Lhotse is a Python library aiming to make speech and audio data preparation flexible and accessible to a wider community. Alongside [k2](https://github.com/k2-fsa/k2), it is a part of the next generation [Kaldi](https://github.com/kaldi-asr/kaldi) speech processing library.

⚠️ **Lhotse is not fully stable yet - while many features are already implemented, the APIs are still subject to change!** ⚠️

## About

### Main goals

- Attract a wider community to speech processing tasks with a **Python-centric design**.
- Accommodate experienced Kaldi users with an **expressive command-line interface**.
- Provide **standard data preparation recipes** for commonly used corpora.
- Provide **PyTorch Dataset classes** for speech and audio related tasks.
- Flexible data preparation for model training with the notion of **audio cuts**.
- **Efficiency**, especially in terms of I/O bandwidth and storage capacity.

### Tutorials

We currently have the following tutorials available in `examples` directory:
- Basic complete Lhotse workflow [![Colab](https://colab.research.google.com/assets/colab-badge.svg)](https://colab.research.google.com/github/lhotse-speech/lhotse/blob/master/examples/00-basic-workflow.ipynb)
- Transforming data with Cuts [![Colab](https://colab.research.google.com/assets/colab-badge.svg)](https://colab.research.google.com/github/lhotse-speech/lhotse/blob/master/examples/01-cut-python-api.ipynb)
- *(experimental)* WebDataset integration [![Colab](https://colab.research.google.com/assets/colab-badge.svg)](https://colab.research.google.com/github/lhotse-speech/lhotse/blob/master/examples/02-webdataset-integration.ipynb)
- How to combine multiple datasets [![Colab](https://colab.research.google.com/assets/colab-badge.svg)](https://colab.research.google.com/github/lhotse-speech/lhotse/blob/master/examples/03-combining-datasets.ipynb)

### Examples of use

Check out the following links to see how Lhotse is being put to use:
- [Icefall recipes](https://github.com/k2-fsa/icefall): where k2 and Lhotse meet.
- Minimal ESPnet+Lhotse example: [![Colab](https://colab.research.google.com/assets/colab-badge.svg)](https://colab.research.google.com/drive/1HKSYPsWx_HoCdrnLpaPdYj5zwlPsM3NH)

### Main ideas

Like Kaldi, Lhotse provides standard data preparation recipes, but extends that with a seamless PyTorch integration
through task-specific Dataset classes. The data and meta-data are represented in human-readable text manifests and
exposed to the user through convenient Python classes.

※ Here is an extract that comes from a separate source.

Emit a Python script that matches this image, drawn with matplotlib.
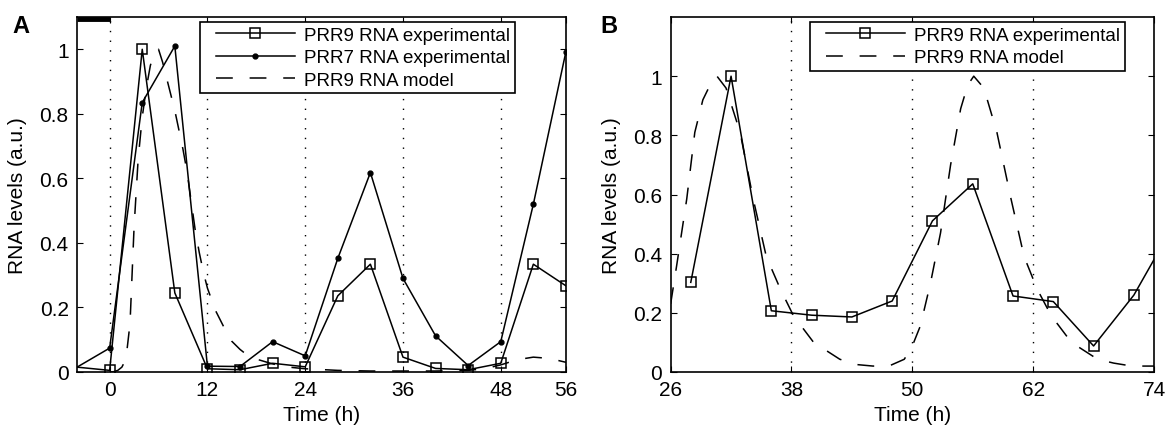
import numpy as np
import matplotlib.pyplot as plt
from matplotlib.legend_handler import HandlerLine2D

plt.rcParams['font.family'] = ['Liberation Sans', 'DejaVu Sans']
plt.rcParams['font.size'] = 15

# panel A data
t_exp_a = [-4, 0, 4, 8, 12, 16, 20, 24, 28, 32, 36, 40, 44, 48, 52, 56]
prr9_exp_a = [0.015, 0.005, 1.0, 0.245, 0.01, 0.007, 0.027, 0.016, 0.236, 0.334,
              0.046, 0.011, 0.007, 0.027, 0.334, 0.267]
prr7_exp_a = [0.015, 0.074, 0.835, 1.01, 0.018, 0.017, 0.094, 0.05, 0.352, 0.618,
              0.29, 0.112, 0.02, 0.094, 0.52, 0.993]
t_mod_a = [0, 0.5, 1, 1.5, 2, 2.5, 3, 3.5, 4, 4.5, 5, 5.5, 6, 6.5, 7, 7.5, 8, 8.5,
           9, 9.5, 10, 10.5, 11, 11.5, 12, 13, 14, 15, 16, 17, 18, 20, 22, 24, 28,
           32, 36, 40, 44, 46, 48, 50, 52, 54, 56]
prr9_mod_a = [0.0, 0.001, 0.005, 0.015, 0.04, 0.15, 0.45, 0.66, 0.79, 0.88, 0.95,
              0.99, 1.0, 0.96, 0.91, 0.86, 0.81, 0.75, 0.69, 0.62, 0.53, 0.44, 0.37,
              0.31, 0.26, 0.19, 0.14, 0.095, 0.07, 0.05, 0.04, 0.025, 0.015, 0.01,
              0.005, 0.003, 0.003, 0.003, 0.005, 0.01, 0.022, 0.038, 0.046, 0.042, 0.03]
dark_a = [-4, 0]

# panel B data
t_exp_b = [28, 32, 36, 40, 44, 48, 52, 56, 60, 64, 68, 72, 76]
prr9_exp_b = [0.303, 1.0, 0.207, 0.192, 0.186, 0.24, 0.511, 0.636, 0.257, 0.238,
              0.088, 0.26, 0.5]
t_mod_b = [26, 26.6, 27.6, 28.4, 29.2, 30.2, 30.6, 31.5, 32.9, 34.2, 35.5, 36.9,
           38.2, 40.2, 42.8, 44.5, 46.1, 47.8, 49.2, 50, 50.8, 51.8, 52.8, 53.8,
           54.8, 55.5, 56.1, 57.1, 58.4, 59.8, 61.1, 62.4, 63.8, 65.8, 68.4, 70,
           71.8, 74]
prr9_mod_b = [0.23, 0.36, 0.585, 0.81, 0.92, 0.99, 1.0, 0.96, 0.81, 0.585, 0.39,
              0.28, 0.19, 0.1, 0.043, 0.025, 0.02, 0.022, 0.043, 0.088, 0.156, 0.30,
              0.47, 0.70, 0.89, 0.97, 1.0, 0.96, 0.81, 0.585, 0.39, 0.28, 0.19, 0.1,
              0.043, 0.03, 0.02, 0.02]

fig = plt.figure(figsize=(11.71, 4.31), dpi=100)
axA = fig.add_axes([0.0658, 0.1346, 0.4175, 0.8236])
axB = fig.add_axes([0.5727, 0.1346, 0.4128, 0.8236])

dotted = (0, (1, 6))
dashed = (0, (11, 11))


def prettify(ax):
    ax.tick_params(direction='in', top=True, right=True, length=4, width=0.8,
                   labelsize=15, pad=6)
    for s in ax.spines.values():
        s.set_linewidth(1.2)
    ax.set_xlabel('Time (h)', labelpad=4)
    ax.set_ylabel('RNA levels (a.u.)', labelpad=9)


def add_legend(ax, x0):
    leg = ax.legend(loc='upper left', bbox_to_anchor=(x0, 0.9868), borderaxespad=0,
                    fontsize=13.5, handlelength=4.8, handletextpad=0.5,
                    labelspacing=0.29, borderpad=0.25, fancybox=False, framealpha=1,
                    edgecolor='k', handler_map={plt.Line2D: HandlerLine2D(xpad=0.6)})
    leg.get_frame().set_linewidth(1.2)
    return leg


# A
for xv in [0, 12, 24, 36, 48]:
    axA.axvline(xv, color='k', ls=dotted, lw=1)
mk = list(range(1, len(t_exp_a)))
axA.plot(t_exp_a, prr9_exp_a, color='k', lw=1.1, marker='s', ms=7, mfc='none',
         mew=1.1, markevery=mk, label='PRR9 RNA experimental')
axA.plot(t_exp_a, prr7_exp_a, color='k', lw=1.1, marker='o', ms=3.5,
         markevery=mk, label='PRR7 RNA experimental')
axA.plot(t_mod_a, prr9_mod_a, color='k', lw=1.1, ls=dashed, label='PRR9 RNA model')
axA.plot(dark_a, [1.093, 1.093], color='k', lw=3.5, solid_capstyle='butt')
axA.set_xlim(-4, 56)
axA.set_ylim(0, 1.1)
axA.set_xticks([0, 12, 24, 36, 48, 56])
axA.set_yticks([0, 0.2, 0.4, 0.6, 0.8, 1])
axA.set_yticklabels(['0', '0.2', '0.4', '0.6', '0.8', '1'])
prettify(axA)
add_legend(axA, 0.2515)

# B
for xv in [38, 50, 62]:
    axB.axvline(xv, color='k', ls=dotted, lw=1)
axB.plot(t_exp_b, prr9_exp_b, color='k', lw=1.1, marker='s', ms=7, mfc='none',
         mew=1.1, label='PRR9 RNA experimental')
axB.plot(t_mod_b, prr9_mod_b, color='k', lw=1.1, ls=dashed, label='PRR9 RNA model')
axB.set_xlim(26, 74)
axB.set_ylim(0, 1.2)
axB.set_xticks([26, 38, 50, 62, 74])
axB.set_yticks([0, 0.2, 0.4, 0.6, 0.8, 1])
axB.set_yticklabels(['0', '0.2', '0.4', '0.6', '0.8', '1'])
prettify(axB)
add_legend(axB, 0.2882)

fig.text(0.0102, 0.965, 'A', fontsize=17, fontweight='bold', va='top')
fig.text(0.5124, 0.965, 'B', fontsize=17, fontweight='bold', va='top')

fig.savefig('out.png', dpi=100)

![image](https://raw.githubusercontent.com/lhotse-speech/lhotse/master/docs/lhotse-concept-graph.png)

Lhotse introduces the notion of audio cuts, designed to ease the training data construction with operations such as
mixing, truncation and padding that are performed on-the-fly to minimize the amount of storage required. Data
augmentation and feature extraction are supported both in pre-computed mode, with highly-compressed feature matrices
stored on disk, and on-the-fly mode that computes the transformations upon request. Additionally, Lhotse introduces
feature-space cut mixing to make the best of both worlds.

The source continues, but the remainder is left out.